У каждого есть свои цифры, памятные только для него одного, моя цифра памятная 12, мне двенадцать лет...
Мои угольки, как-то сдуло с них ветром плёночку, и затлели...
Март
Я никогда не умел ходить пешком, бегал... Сколько себя помню, всегда матушка говорила: "Ну куда ты бежишь?" Ходить мне было невыносимо скучно, суббота - выходной, солнышко и тепло.
Нас четверо, перед домом стройка, самое сладкое для мальчишек место, сложены плиты буквой П, мы носимся по ним, ползаем внутри, орём и бесимся... Салки, я очень был ловкий, и я долго не водил, меня никак не могли осалить, я вставлял ногу за петлю плиты и прятался, меня увидел мой закадычный друг Колян, звали его во дворе Макарон, за то, что в любое время дня и ночи он мог их есть, где угодно и сколько угодно.
И увидев, наконец, меня, конечно, случайно мой друг наступил мне на пальцы рук, больно... Я выдернул руки и повис на одной ноге, хруст -и я в воздухе, потом свалился на землю, беготня...
Смотрю на небо, и боли никакой нет, нога вывернута, ступня смотрит в обратную сторону, и такое спокойствие...
В пяти местах сломана лодыжка, операция, нудятина... это другая история, я обязательно запишу её.
Мой друг не хотел мне зла, так получилось, так в лесу падает старое дерево или начинается проливной дождь в самое ненужное время, вот так получилось, кисмет... Судьба.
Я долго был в больнице, там много было всего, я забыл о нём там напрочь и не вспоминал, но выйдя из неё, я увидел его глаза, они просили прощения, вот просто молча, как побитая собака или мокрый и мяукающий на пустой улице котёнок.
Мы поговорили, говорил я, он молчал, я сказал всё, что нужно, и увидел вот этот тяжкий исчезающий камень у него на сердце, и это было здорово.

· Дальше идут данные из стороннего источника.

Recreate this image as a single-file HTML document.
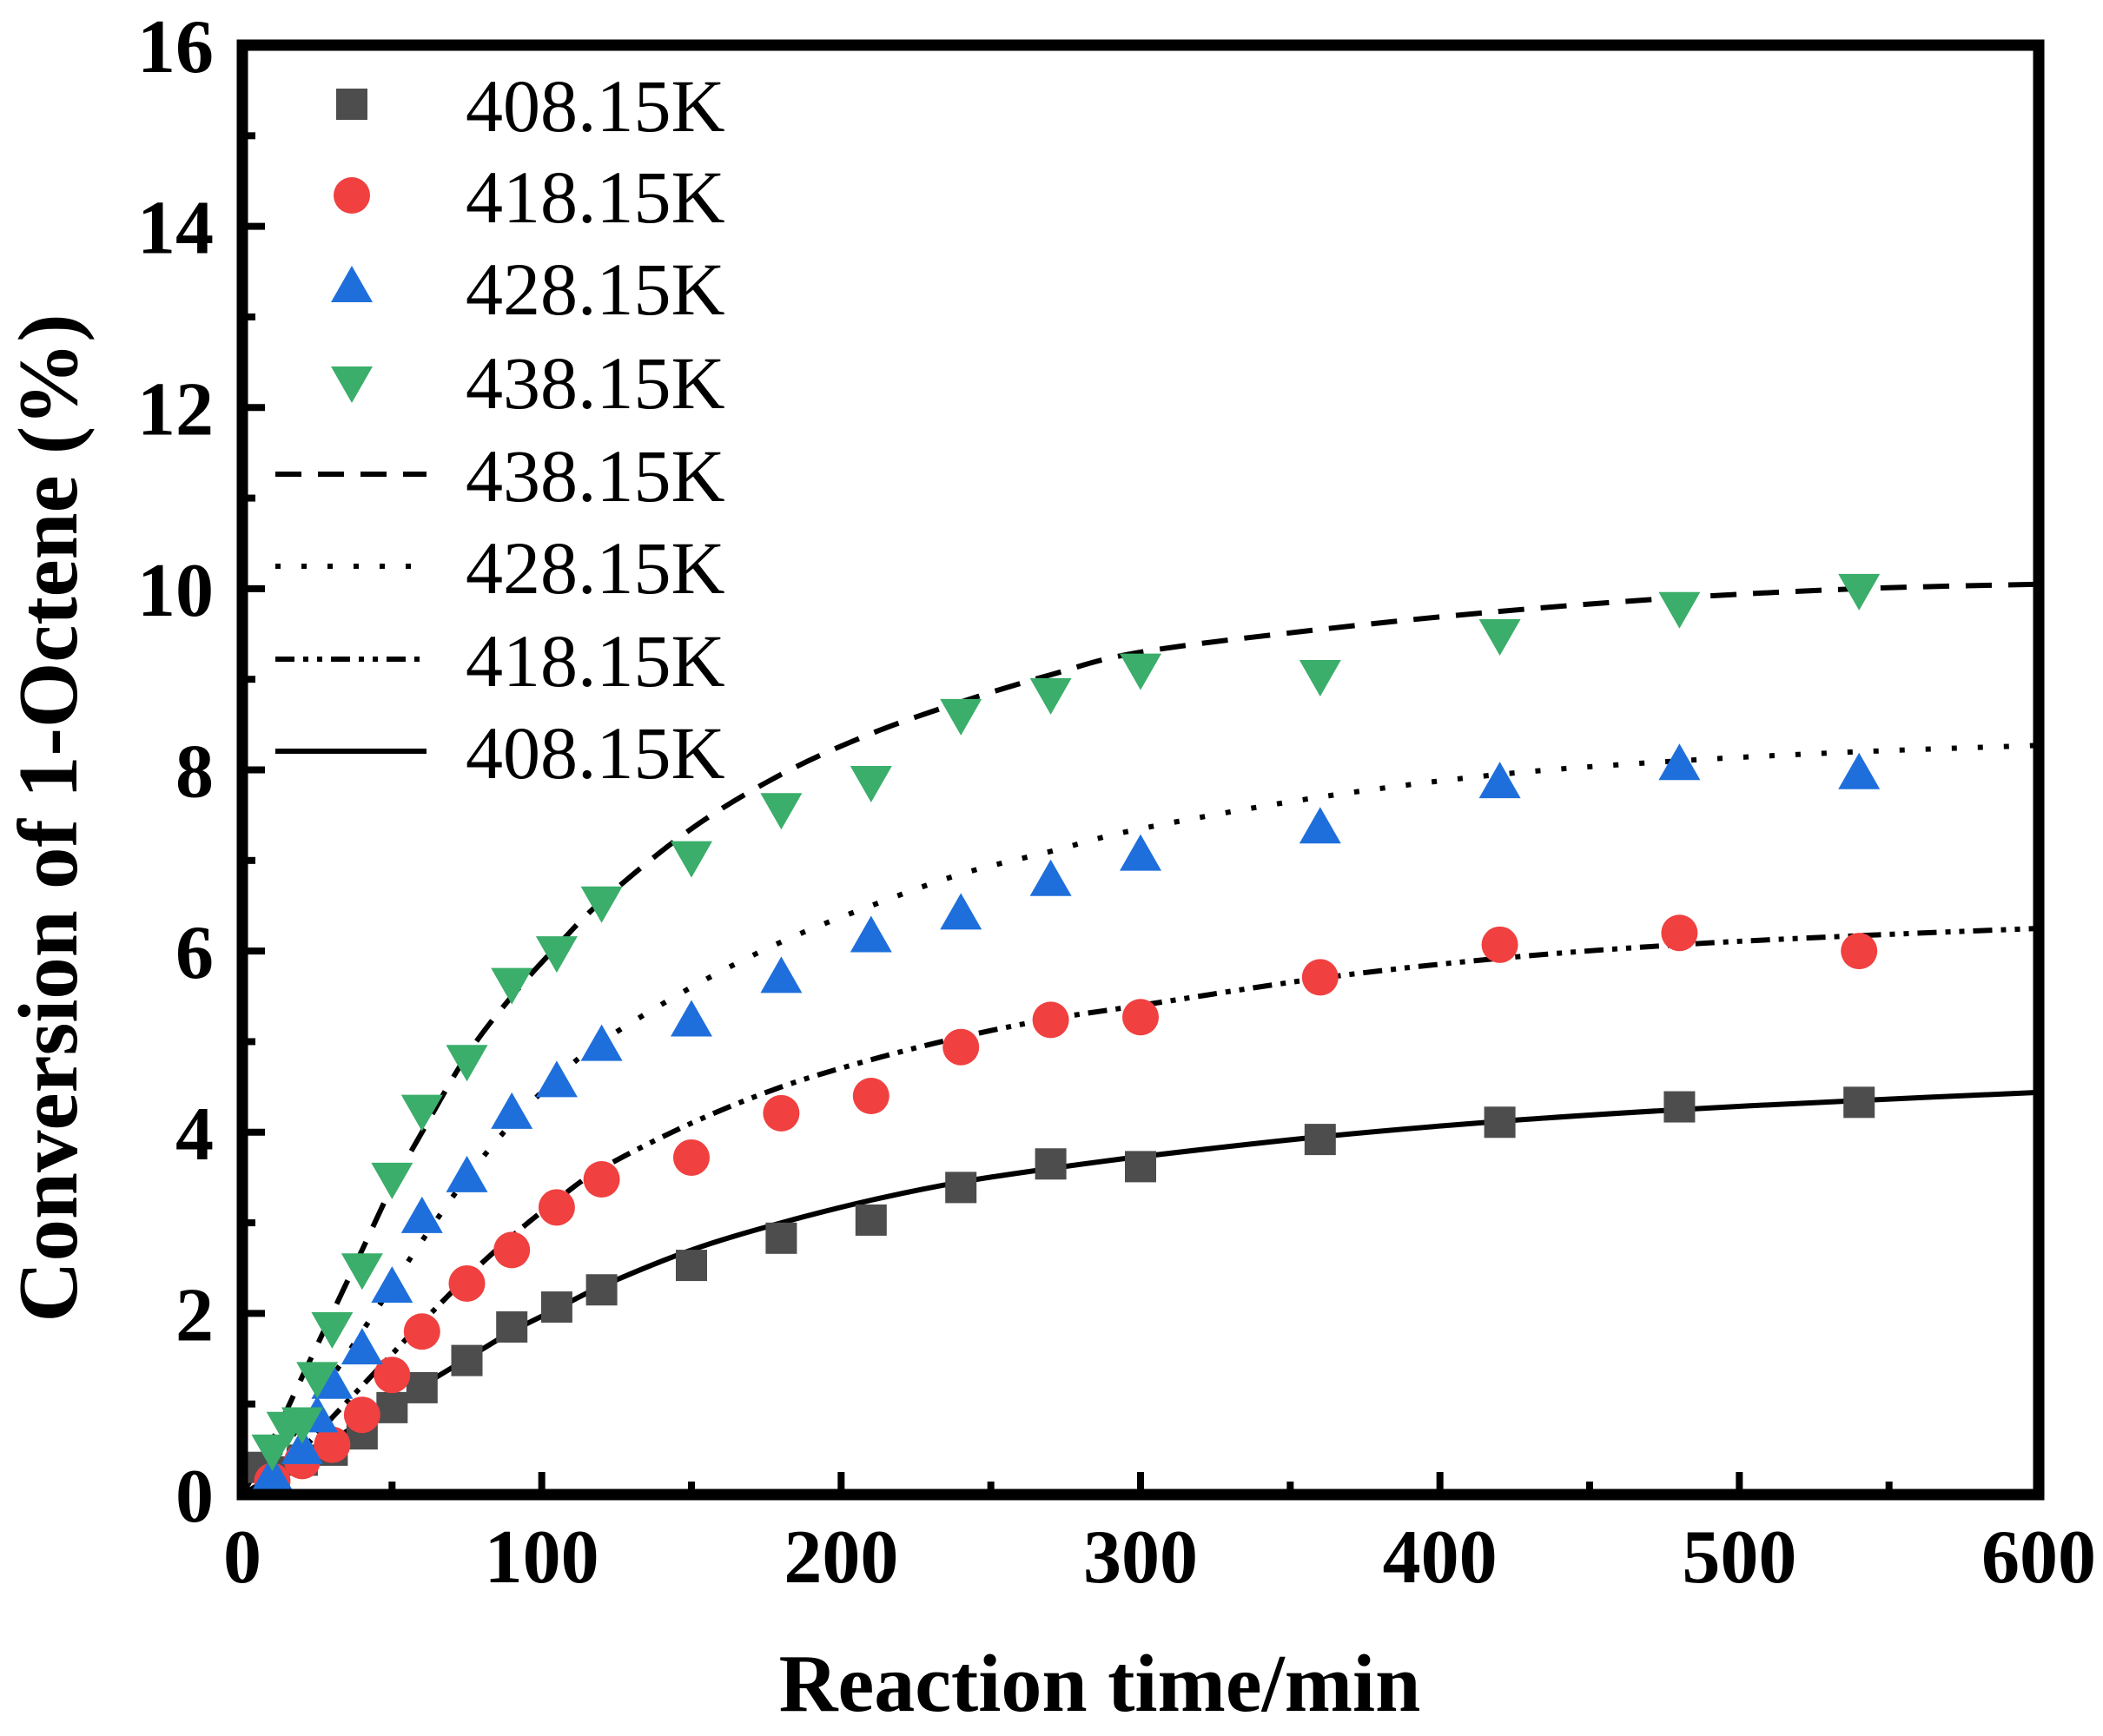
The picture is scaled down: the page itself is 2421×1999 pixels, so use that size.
<!DOCTYPE html>
<html><head><meta charset="utf-8"><style>
html,body{margin:0;padding:0;background:#fff}
svg{display:block}
text{font-family:"Liberation Serif",serif}
</style></head><body>
<svg id="chart" width="2421" height="1999" viewBox="0 0 2421 1999" xmlns="http://www.w3.org/2000/svg">
<g id="curves"></g>
<g id="points"></g>
<g id="axes"></g>
<g id="legend"></g>
<text x="1266" y="1970" font-size="94" font-weight="bold" text-anchor="middle">Reaction time/min</text>
<text transform="translate(88,942) rotate(-90)" font-size="97" font-weight="bold" text-anchor="middle">Conversion of 1-Octene  (%)</text>
</svg>
<script>
const expTimes408 = [5,10,20,30,40,50,60,75,90,105,120,150,180,210,240,270,300,360,420,480,540];
const exp408 = [0.3,0.25,0.38,0.49,0.67,0.96,1.18,1.48,1.85,2.07,2.26,2.53,2.83,3.03,3.39,3.65,3.62,3.92,4.11,4.28,4.33];
const expTimes418 = [10,20,30,40,50,60,75,90,105,120,150,180,210,240,270,300,360,420,480,540];
const exp418 = [0.15,0.37,0.55,0.88,1.32,1.8,2.33,2.7,3.17,3.48,3.72,4.21,4.4,4.94,5.24,5.27,5.71,6.07,6.2,6.0];
const expTimes428 = [10,20,25,30,40,50,60,75,90,105,120,150,180,210,240,270,300,360,420,480,540];
const exp428 = [0.2,0.5,0.85,1.22,1.6,2.28,3.05,3.5,4.2,4.55,4.95,5.22,5.7,6.15,6.4,6.77,7.05,7.35,7.85,8.05,7.95];
const expTimes438 = [10,15,20,25,30,40,50,60,75,90,105,120,150,180,210,240,270,300,360,420,480,540];
const exp438 = [0.5,0.75,0.8,1.3,1.85,2.5,3.5,4.25,4.8,5.65,6.0,6.55,7.05,7.58,7.88,8.62,8.85,9.12,9.05,9.5,9.8,10.0];
const fitTimes = [0,10,20,30,40,50,60,75,90,105,120,150,180,210,240,270,300,360,420,480,540,600];
const fit438 = [0,0.6,1.3,2.0,2.7,3.4,4.0,4.85,5.5,6.05,6.55,7.35,7.95,8.4,8.75,9.05,9.3,9.55,9.75,9.9,10.0,10.05];
const fit428 = [0,0.35,0.8,1.3,1.8,2.3,2.8,3.5,4.1,4.6,5.0,5.6,6.1,6.5,6.85,7.1,7.35,7.7,7.95,8.1,8.2,8.27];
const fit418 = [0,0.2,0.5,0.85,1.2,1.55,1.9,2.4,2.85,3.25,3.6,4.1,4.5,4.8,5.05,5.25,5.4,5.7,5.92,6.07,6.17,6.25];
const fit408 = [0,0.2,0.4,0.6,0.8,1.0,1.2,1.5,1.8,2.05,2.3,2.7,3.0,3.25,3.45,3.6,3.73,3.95,4.12,4.25,4.35,4.44];
const xTicks = [0,100,200,300,400,500,600];
const yTicks = [0,2,4,6,8,10,12,14,16];
const legendLabels = ["408.15K","418.15K","428.15K","438.15K","438.15K","428.15K","418.15K","408.15K"];

const NS="http://www.w3.org/2000/svg";
const L=279,R=2347,T=52,B=1721;
const xs=t=>L+(t/600)*(R-L);
const ys=v=>B-(v/16)*(B-T);
function mk(tag,attrs,parent){const e=document.createElementNS(NS,tag);for(const k in attrs)e.setAttribute(k,attrs[k]);parent.appendChild(e);return e;}
const gC=document.getElementById('curves'),gP=document.getElementById('points'),gA=document.getElementById('axes'),gL=document.getElementById('legend');

function smoothPath(pts){
  let d='M'+pts[0][0].toFixed(1)+' '+pts[0][1].toFixed(1);
  for(let i=0;i<pts.length-1;i++){
    const p0=pts[Math.max(0,i-1)],p1=pts[i],p2=pts[i+1],p3=pts[Math.min(pts.length-1,i+2)];
    const c1x=p1[0]+(p2[0]-p0[0])/6,c1y=p1[1]+(p2[1]-p0[1])/6;
    const c2x=p2[0]-(p3[0]-p1[0])/6,c2y=p2[1]-(p3[1]-p1[1])/6;
    d+=` C${c1x.toFixed(1)} ${c1y.toFixed(1)} ${c2x.toFixed(1)} ${c2y.toFixed(1)} ${p2[0].toFixed(1)} ${p2[1].toFixed(1)}`;
  }
  return d;
}

const styles=[
 {name:'fit-438',data:fit438,dash:'30 19'},
 {name:'fit-428',data:fit428,dash:'6 24'},
 {name:'fit-418',data:fit418,dash:'22 10 6 10 6 10'},
 {name:'fit-408',data:fit408,dash:''}
];
styles.forEach(s=>{
  const pts=fitTimes.map((t,i)=>[xs(t),ys(s.data[i])]);
  const p=mk('path',{d:smoothPath(pts),fill:'none',stroke:'#000','stroke-width':6,'stroke-dasharray':s.dash},gC);
  
  
});

function marker(kind,cx,cy,parent){
  let e;
  if(kind==='sq') e=mk('rect',{x:cx-18,y:cy-18,width:36,height:36,fill:'#4d4d4d'},parent);
  else if(kind==='ci') e=mk('circle',{cx:cx,cy:cy,r:21,fill:'#f04040'},parent);
  else if(kind==='up') e=mk('polygon',{points:`${cx},${cy-25} ${cx-24},${cy+17} ${cx+24},${cy+17}`,fill:'#1e6fdc'},parent);
  else e=mk('polygon',{points:`${cx},${cy+25} ${cx-24},${cy-17} ${cx+24},${cy-17}`,fill:'#3aae6a'},parent);
  return e;
}
[['sq',expTimes408,exp408,'408'],['ci',expTimes418,exp418,'418'],['up',expTimes428,exp428,'428'],['dn',expTimes438,exp438,'438']].forEach(([k,ts,vs,n])=>{
  ts.forEach((t,i)=>{
    const e=marker(k,xs(t),ys(vs[i]),gP);
    
    
  });
});

const fr=mk('rect',{x:L,y:T,width:R-L,height:B-T,fill:'none',stroke:'#000','stroke-width':13},gA);


xTicks.forEach(t=>{
  const x=xs(t);
  const tk=mk('line',{x1:x,y1:B,x2:x,y2:B-26,stroke:'#000','stroke-width':8},gA);
  
  
  if(t<600){const m=mk('line',{x1:xs(t+50),y1:B,x2:xs(t+50),y2:B-15,stroke:'#000','stroke-width':8},gA);
  
  }
  const lb=mk('text',{x:x,y:1822,'font-size':88,'font-weight':'bold','text-anchor':'middle'},gA);
  lb.textContent=t;
  
  
});
yTicks.forEach(v=>{
  const y=ys(v);
  const tk=mk('line',{x1:L,y1:y,x2:L+26,y2:y,stroke:'#000','stroke-width':8},gA);
  
  
  if(v<16){const m=mk('line',{x1:L,y1:ys(v+1),x2:L+15,y2:ys(v+1),stroke:'#000','stroke-width':8},gA);
  
  }
  const lb=mk('text',{x:246,y:y+31,'font-size':88,'font-weight':'bold','text-anchor':'end'},gA);
  lb.textContent=v;
  
  
});

const rowsY=[124,229,335,443,550,656,763,869];
const kinds=['sq','ci','up','dn'];
const dashes=['30 19','6 24','22 10 6 10 6 10',''];
legendLabels.forEach((lab,i)=>{
  const y=rowsY[i];
  if(i<4){const e=marker(kinds[i],405,y-4,gL);
    
    }
  else{const e=mk('line',{x1:317,y1:y-4,x2:491,y2:y-4,stroke:'#000','stroke-width':6,'stroke-dasharray':dashes[i-4]},gL);
    
    }
  const t=mk('text',{x:536,y:y+27,'font-size':86},gL);
  t.textContent=lab;
  
  
});
</script>
</body></html>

Он превращался обратно в Коляна-Макарона, лысая голова, дурацкий чубчик и веснушки, рот до ушей, с которым мы столько всего в детстве творили, рыли землянки, строили тарзанки, делали духовушки и столько ещё всего...
Злость человека выедает, точит и сушит, на месте, где она порезвилась, больше ничего не растёт, пустое место, гиблый пустырь...
Мне очень трудно было научится прощать людей, и я до сих пор не могу сказать, что я это умею, я не Махатма Ганди.
Но этот исчезающий камень с сердца моего друга я помню очень хорошо.
Май
Доктор вошёл в палату и сказал: "Пойдём", мы вышли, и даже на костылях мне было трудно, руки ослабли, нога в гипсе, и когда была внизу, болела и отекала...
Приехали на лифте в приёмный покой, сели на лавку, и он ушёл. Делать нечего, смотрю по сторонам... Скучно.
Зашла женщина и мальчик с палкой, она его спросила: "Тебе нужны костыли?" "Пока нет", - гибло сказал, таким пустым и безжизненным голосом, как старичок... Вот и мой доктор, женщина кинулась к нему, он подошёл и стал говорить с ними, я теперь понимаю, почему женщина хотела отойти, а он упрямо стоял на месте, он хотел, чтобы я слышал...
"Он не может, плачет, ему тяжело, нога болит и он спит только с димедролом... Доктор, что делать?" Мальчик сидит и молчит...
Он что-то написал на бумажке, и мы ушли. Лифт... Ординаторская, он сажает меня на стул и говорит: "Всё видел?" "Да...". "Завтра я сниму тебе гипс, что ты выбираешь: костыли или палку?" Молчу... "Молчи и слушай, будешь делать - будет очень больно, но будешь ходить, бегать и прыгать, забудешь больницу и не будешь помнить про ногу, просто будешь жить... Нога болит?" "Да, когда опускаю вниз, болит...".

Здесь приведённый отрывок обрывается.